Levinthal was a mentor to Bernard Revel, the first president of Yeshiva University's Yeshiva College, whose marriage Levinthal officiated at.

== Politics and Zionism ==
The Levinthals were known to President Taft, and attended his 25th wedding anniversary in 1911, while he was in office.

While he was unable to travel from America to Switzerland for the First World Jewish Congress in 1897, he did write a speech that was read there. He attended the 1936 Congress, with his second wife.

Levinthal was a founder of the Orthodox Union in 1898 and of Mizrachi (now Religious Zionists of America) in 1902; he was present at the 1906 founding of the American Jewish Committee as a delegate, and helped organize the American Jewish Congress in 1917. In 1919, he was sent by the American Jewish Committee to the Peace Conference at Versailles, one of only nine Jewish representatives. While there, he advocated for successful resolutions supporting religious freedom and Jewish civil rights of Jews in Europe.

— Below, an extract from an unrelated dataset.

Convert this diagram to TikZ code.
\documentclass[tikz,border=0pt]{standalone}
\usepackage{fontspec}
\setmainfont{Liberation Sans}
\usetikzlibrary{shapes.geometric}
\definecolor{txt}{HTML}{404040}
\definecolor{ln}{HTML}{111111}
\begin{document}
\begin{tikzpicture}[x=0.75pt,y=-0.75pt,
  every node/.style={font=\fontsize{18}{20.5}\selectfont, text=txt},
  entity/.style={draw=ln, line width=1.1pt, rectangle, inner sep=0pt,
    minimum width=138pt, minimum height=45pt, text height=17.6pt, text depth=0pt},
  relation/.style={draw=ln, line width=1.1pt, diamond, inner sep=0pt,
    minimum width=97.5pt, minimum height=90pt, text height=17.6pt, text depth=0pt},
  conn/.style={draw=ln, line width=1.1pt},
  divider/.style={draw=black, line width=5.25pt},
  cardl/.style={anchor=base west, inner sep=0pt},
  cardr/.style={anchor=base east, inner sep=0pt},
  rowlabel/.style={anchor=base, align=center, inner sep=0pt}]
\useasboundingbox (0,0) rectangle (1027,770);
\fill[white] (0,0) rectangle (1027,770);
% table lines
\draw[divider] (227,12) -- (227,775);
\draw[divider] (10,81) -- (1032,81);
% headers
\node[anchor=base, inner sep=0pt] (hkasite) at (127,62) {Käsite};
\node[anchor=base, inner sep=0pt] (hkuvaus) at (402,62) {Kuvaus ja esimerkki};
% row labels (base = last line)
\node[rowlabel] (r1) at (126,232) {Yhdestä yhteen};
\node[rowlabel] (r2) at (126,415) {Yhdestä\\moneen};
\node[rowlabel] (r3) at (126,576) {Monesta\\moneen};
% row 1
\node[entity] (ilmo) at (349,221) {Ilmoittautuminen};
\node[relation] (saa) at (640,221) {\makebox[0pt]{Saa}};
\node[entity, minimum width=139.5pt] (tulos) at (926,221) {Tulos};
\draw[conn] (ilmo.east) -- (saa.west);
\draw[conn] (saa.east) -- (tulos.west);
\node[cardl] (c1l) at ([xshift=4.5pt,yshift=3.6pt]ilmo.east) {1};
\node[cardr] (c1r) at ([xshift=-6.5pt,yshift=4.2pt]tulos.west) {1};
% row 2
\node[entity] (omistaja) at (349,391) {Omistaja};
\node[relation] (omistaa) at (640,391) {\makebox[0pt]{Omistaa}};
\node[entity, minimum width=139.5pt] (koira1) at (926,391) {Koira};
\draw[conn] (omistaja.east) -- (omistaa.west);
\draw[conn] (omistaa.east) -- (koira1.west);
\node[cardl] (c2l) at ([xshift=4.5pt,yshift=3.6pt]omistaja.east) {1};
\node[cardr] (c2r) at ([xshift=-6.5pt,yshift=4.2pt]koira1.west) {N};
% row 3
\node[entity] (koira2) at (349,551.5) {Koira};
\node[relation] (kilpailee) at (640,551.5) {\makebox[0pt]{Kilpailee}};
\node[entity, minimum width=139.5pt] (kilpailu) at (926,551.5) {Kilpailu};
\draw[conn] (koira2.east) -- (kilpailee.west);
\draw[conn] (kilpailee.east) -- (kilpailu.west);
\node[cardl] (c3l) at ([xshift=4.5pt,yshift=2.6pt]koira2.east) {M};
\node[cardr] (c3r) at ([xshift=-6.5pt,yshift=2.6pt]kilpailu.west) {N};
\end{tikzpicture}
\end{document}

His synagogue mourned secularist Zionism founder Theodor Herzl on his death in 1904. After Levinthal's Versailles Peace Conference trip, he publicly expressed support for the British Mandate of Palestine, and a wish to move there and help construct a new Jewish state there should one be established. He was Honorary Vice-chairman of the United Palestine Appeal, forerunner of the United Israel Appeal, in 1926.

In 1939, as news began to spread of maltreatment of Jews throughout Europe in the leadup to the Holocaust, Levinthal represented the United Jewish Appeal in a fundraiser throughout the United States to help the European Jews. Some of the funds were used to help resettle them in Mandatory Palestine.

He supported Liberty Bond sales, going so far as to cross religious lines, bringing reform rabbis and Catholic leaders into his home to strategize sales. He acted similarly in 1944 for War Bond sales. He gave encouragement to Jewish soldiers and sailors.

Levinthal criticized the Jewish Theological Seminary for requiring its students to attain a secular college degree.